Exxon spokesman Alan Jeffers declined to comment on the brief, saying the company would do so “via the court process.”

Exxon has been providing documents to New York’s Schneiderman under that state’s separate subpoena, according to the filing on Tuesday. The brief was backed by states including Mississippi, New Mexico, Oregon, Rhode Island and Vermont.

“Proper respect for the states’ sovereign interests has long dictated that the federal courts should not needlessly impede this core duty of state Attorneys General to detect and halt misconduct,” the states said in the filing.

Spurning Congress

New York and Massachusetts in July said they won’t comply with a demand by Congress for information on their Exxon probes, widening a partisan divide over the dispute.
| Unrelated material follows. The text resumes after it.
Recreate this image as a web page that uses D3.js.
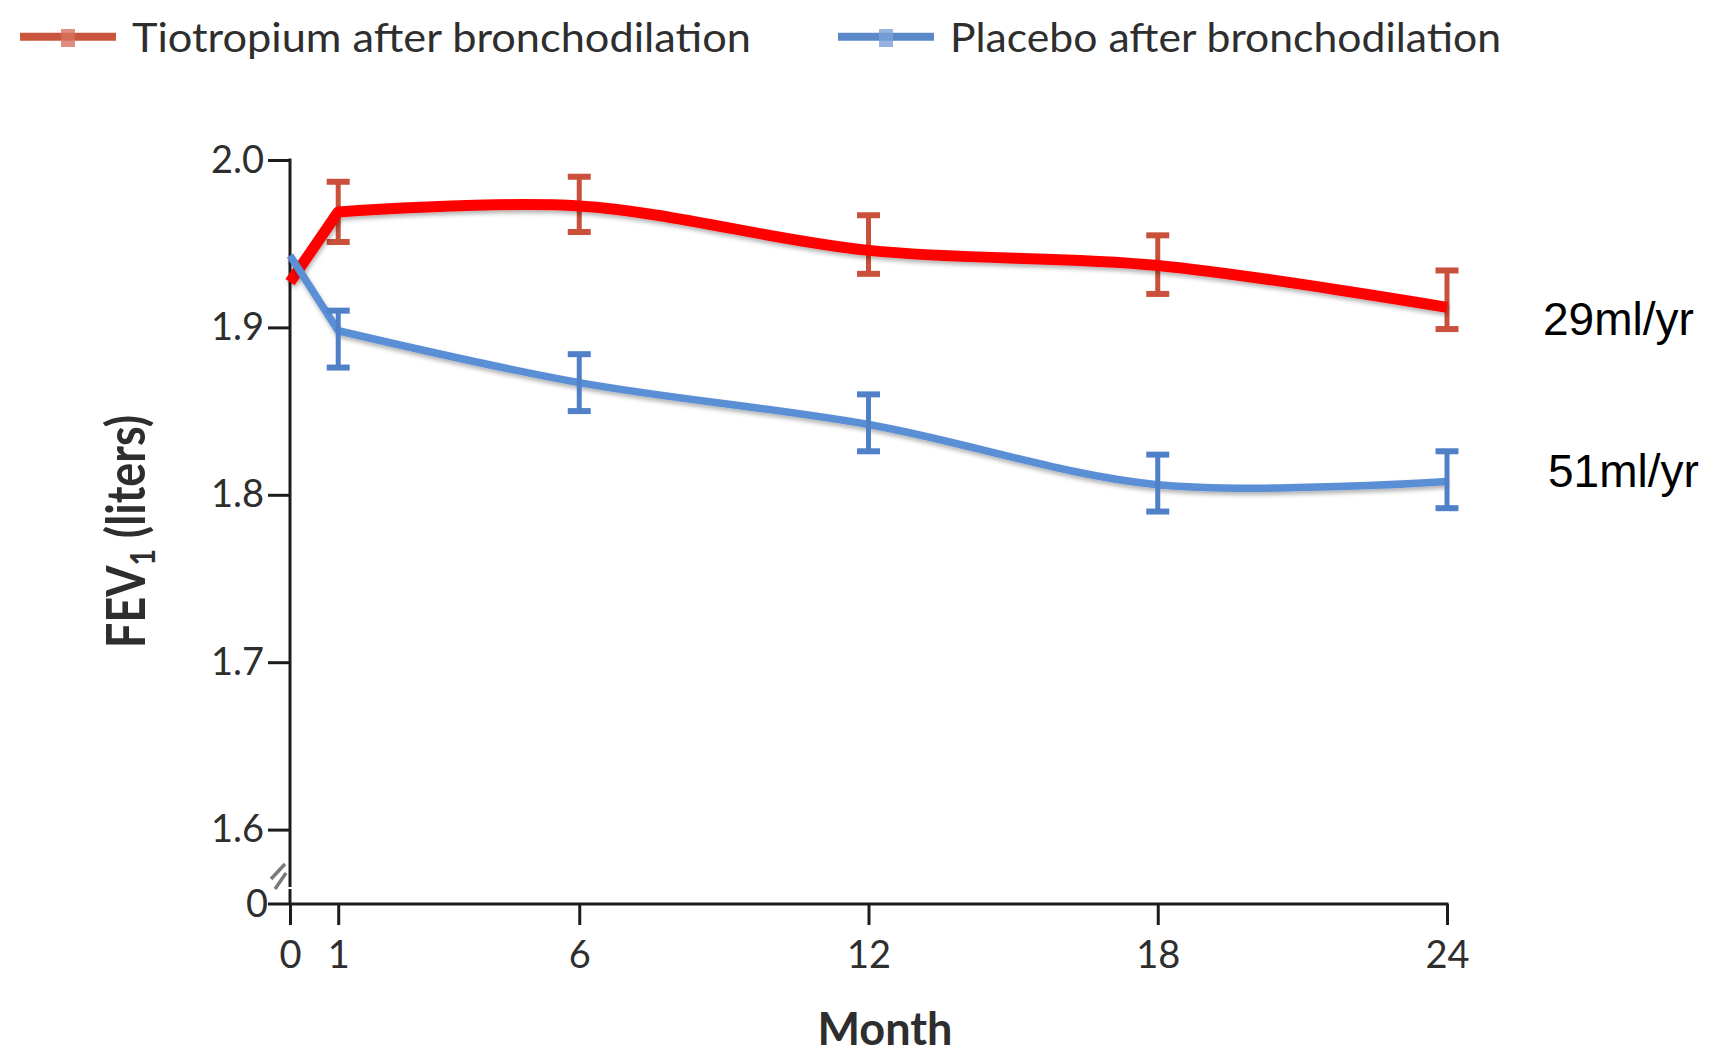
<!DOCTYPE html>
<html>
<head>
<meta charset="utf-8">
<script src="https://cdn.jsdelivr.net/npm/d3@7"></script>
<style>
  html, body { margin: 0; padding: 0; background: #fff; }
  svg { display: block; }
</style>
</head>
<body>
<svg id="chart" width="1716" height="1059"></svg>
<script>
// data (litres)
const months = [0, 1, 6, 12, 18, 24];
const tiotropiumMean = [1.927, 1.969, 1.9725, 1.946, 1.937, 1.912];
const tiotropiumUpper = [null, 1.987, 1.990, 1.967, 1.955, 1.934];
const tiotropiumLower = [null, 1.951, 1.957, 1.932, 1.920, 1.899];
const placeboMean = [1.943, 1.898, 1.867, 1.842, 1.806, 1.808];
const placeboUpper = [null, 1.910, 1.884, 1.860, 1.824, 1.826];
const placeboLower = [null, 1.876, 1.850, 1.826, 1.790, 1.792];
const yTicks = [1.6, 1.7, 1.8, 1.9, 2.0];
const xTicks = [0, 1, 6, 12, 18, 24];
const seriesNames = ['Tiotropium after bronchodilation', 'Placebo after bronchodilation'];
const slopeLabels = ['29ml/yr', '51ml/yr'];

const svg = d3.select('#chart');
const uiFont = 'Lato, "Open Sans", sans-serif';
const axisColor = '#1c1c1c';
const textColor = '#2e2e2e';

const x = d3.scaleLinear().domain([0, 24]).range([290, 1447]);
const y = d3.scaleLinear().domain([1.6, 2.0]).range([829.6, 160]);
const xAxisY = 904;

const series = [
  { name: seriesNames[0], mean: tiotropiumMean, hi: tiotropiumUpper, lo: tiotropiumLower,
    line: '#ff0000', bar: '#c9503a', width: 11, legendX: 20 },
  { name: seriesNames[1], mean: placeboMean, hi: placeboUpper, lo: placeboLower,
    line: '#5a8fd5', bar: '#4f80c8', width: 7.5, legendX: 838 }
];

// soft shadow under the lines
const defs = svg.append('defs');
defs.append('filter')
  .attr('id', 'shadow')
  .attr('x', '-5%').attr('y', '-20%').attr('width', '110%').attr('height', '140%')
  .append('feDropShadow')
  .attr('dx', 1).attr('dy', 3).attr('stdDeviation', 2)
  .attr('flood-color', '#000').attr('flood-opacity', 0.3);

// axes
const yAxis = svg.append('g')
  .attr('transform', `translate(${x(0)},0)`)
  .call(d3.axisLeft(y).tickValues(yTicks).tickSize(22).tickPadding(4).tickFormat(d3.format('.1f')));
yAxis.select('.domain').remove();
yAxis.selectAll('.tick line').attr('stroke', axisColor).attr('stroke-width', 3);
yAxis.selectAll('.tick text')
  .attr('font-family', uiFont).attr('font-size', 38).attr('fill', textColor);

svg.append('line')
  .attr('x1', x(0)).attr('x2', x(0))
  .attr('y1', y(2.0) - 1.5).attr('y2', 887)
  .attr('stroke', axisColor).attr('stroke-width', 3);

// axis break marks
svg.append('g').selectAll('line')
  .data([[285, 864, 271, 879], [286, 873, 275, 889]])
  .enter()
  .append('line')
  .attr('x1', (d) => d[0]).attr('y1', (d) => d[1])
  .attr('x2', (d) => d[2]).attr('y2', (d) => d[3])
  .attr('stroke', '#7a7a7a').attr('stroke-width', 3.5);

const xAxis = svg.append('g')
  .attr('transform', `translate(0,${xAxisY})`)
  .call(d3.axisBottom(x).tickValues(xTicks).tickSize(21).tickPadding(16));
xAxis.select('.domain').remove();
xAxis.selectAll('.tick line').attr('stroke', axisColor).attr('stroke-width', 3);
xAxis.selectAll('.tick text')
  .attr('font-family', uiFont).attr('font-size', 38).attr('fill', textColor);

svg.append('line')
  .attr('x1', 268).attr('x2', x(24) + 1.5)
  .attr('y1', xAxisY).attr('y2', xAxisY)
  .attr('stroke', axisColor).attr('stroke-width', 3);
svg.append('line')
  .attr('x1', x(0)).attr('x2', x(0))
  .attr('y1', 889).attr('y2', xAxisY)
  .attr('stroke', axisColor).attr('stroke-width', 3);

svg.append('text')
  .attr('x', 268).attr('y', xAxisY).attr('dy', '0.35em')
  .attr('text-anchor', 'end')
  .attr('font-family', uiFont).attr('font-size', 38).attr('fill', textColor)
  .text('0');

// axis titles
svg.append('text')
  .attr('x', 885).attr('y', 1045)
  .attr('text-anchor', 'middle')
  .attr('font-family', uiFont).attr('font-weight', 700).attr('font-size', 45)
  .attr('textLength', 135).attr('lengthAdjust', 'spacingAndGlyphs')
  .attr('fill', textColor)
  .text('Month');

const yTitle = svg.append('text')
  .attr('transform', 'translate(145,531.5) rotate(-90)')
  .attr('text-anchor', 'middle')
  .attr('font-family', uiFont).attr('font-weight', 700).attr('font-size', 54)
  .attr('textLength', 233).attr('lengthAdjust', 'spacingAndGlyphs')
  .attr('fill', textColor);
yTitle.append('tspan').text('FEV');
yTitle.append('tspan').attr('font-size', 34).attr('dy', 10).text('1');
yTitle.append('tspan').attr('dy', -10).text(' (liters)');

// lines and error bars: straight from month 0 to 1, smooth afterwards
const straight = d3.line()
  .x((d) => x(d.month))
  .y((d) => y(d.value));
const smooth = d3.line()
  .x((d) => x(d.month))
  .y((d) => y(d.value))
  .curve(d3.curveCatmullRom.alpha(0.5));

function drawBars(s) {
  const pts = months.map((m, i) => ({ month: m, hi: s.hi[i], lo: s.lo[i] }))
    .filter((d) => d.hi !== null);
  const g = svg.append('g').attr('stroke', s.bar);
  g.selectAll('.stem')
    .data(pts)
    .enter()
    .append('line')
    .attr('class', 'stem')
    .attr('x1', (d) => x(d.month)).attr('x2', (d) => x(d.month))
    .attr('y1', (d) => y(d.hi)).attr('y2', (d) => y(d.lo))
    .attr('stroke-width', 5);
  g.selectAll('.cap')
    .data(pts.flatMap((d) => [d.hi, d.lo].map((v) => ({ month: d.month, v }))))
    .enter()
    .append('line')
    .attr('class', 'cap')
    .attr('x1', (d) => x(d.month) - 11.5).attr('x2', (d) => x(d.month) + 11.5)
    .attr('y1', (d) => y(d.v)).attr('y2', (d) => y(d.v))
    .attr('stroke-width', 6);
}

function drawLine(s) {
  const pts = months.map((m, i) => ({ month: m, value: s.mean[i] }));
  // join the straight first segment and the smooth rest into one path
  const d = straight(pts.slice(0, 2)) + smooth(pts.slice(1)).replace(/^M[^A-Za-z]*/, '');
  svg.append('path')
    .attr('d', d)
    .attr('fill', 'none')
    .attr('stroke', s.line)
    .attr('stroke-width', s.width)
    .attr('stroke-linejoin', 'round')
    .attr('filter', 'url(#shadow)');
}

drawBars(series[0]);
drawLine(series[0]);
drawLine(series[1]);
drawBars(series[1]);

// slope annotations
svg.append('g').selectAll('text')
  .data(slopeLabels)
  .enter()
  .append('text')
  .attr('x', (d, i) => [1543, 1548][i])
  .attr('y', (d, i) => [335, 487][i])
  .attr('font-family', '"Liberation Sans", Arial, sans-serif')
  .attr('font-size', 46)
  .attr('fill', '#000')
  .text((d) => d);

// legend
const legend = svg.append('g').selectAll('g')
  .data(series)
  .enter()
  .append('g')
  .attr('transform', (d) => `translate(${d.legendX},0)`);
legend.append('line')
  .attr('x1', 0).attr('x2', 96)
  .attr('y1', 36.7).attr('y2', 36.7)
  .attr('stroke', (d, i) => (i === 0 ? '#c9553c' : '#5b88c8'))
  .attr('stroke-width', 8);
legend.append('rect')
  .attr('x', 41).attr('y', 29).attr('width', 14).attr('height', 18)
  .attr('fill', (d, i) => (i === 0 ? '#d6735f' : '#7aa0d6'))
  .attr('opacity', 0.8);
legend.append('text')
  .attr('x', 112).attr('y', 51.5)
  .attr('font-family', uiFont).attr('font-size', 41)
  .attr('textLength', (d, i) => [619, 551][i])
  .attr('lengthAdjust', 'spacingAndGlyphs')
  .attr('fill', textColor)
  .text((d) => d.name);
</script>
</body>
</html>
The demand from the House Committee on Science, Space and Technology is an “unconstitutional and unwarranted interference” in a legitimate state investigation, the states said.

Attorneys general from more than a dozen states have joined forces to fight global warming and look into whether companies have understated its effects in violation of state business, consumer and securities fraud laws. The group may jointly investigate the climate-change disclosures of oil and natural-gas companies, Schneiderman said in a statement in March.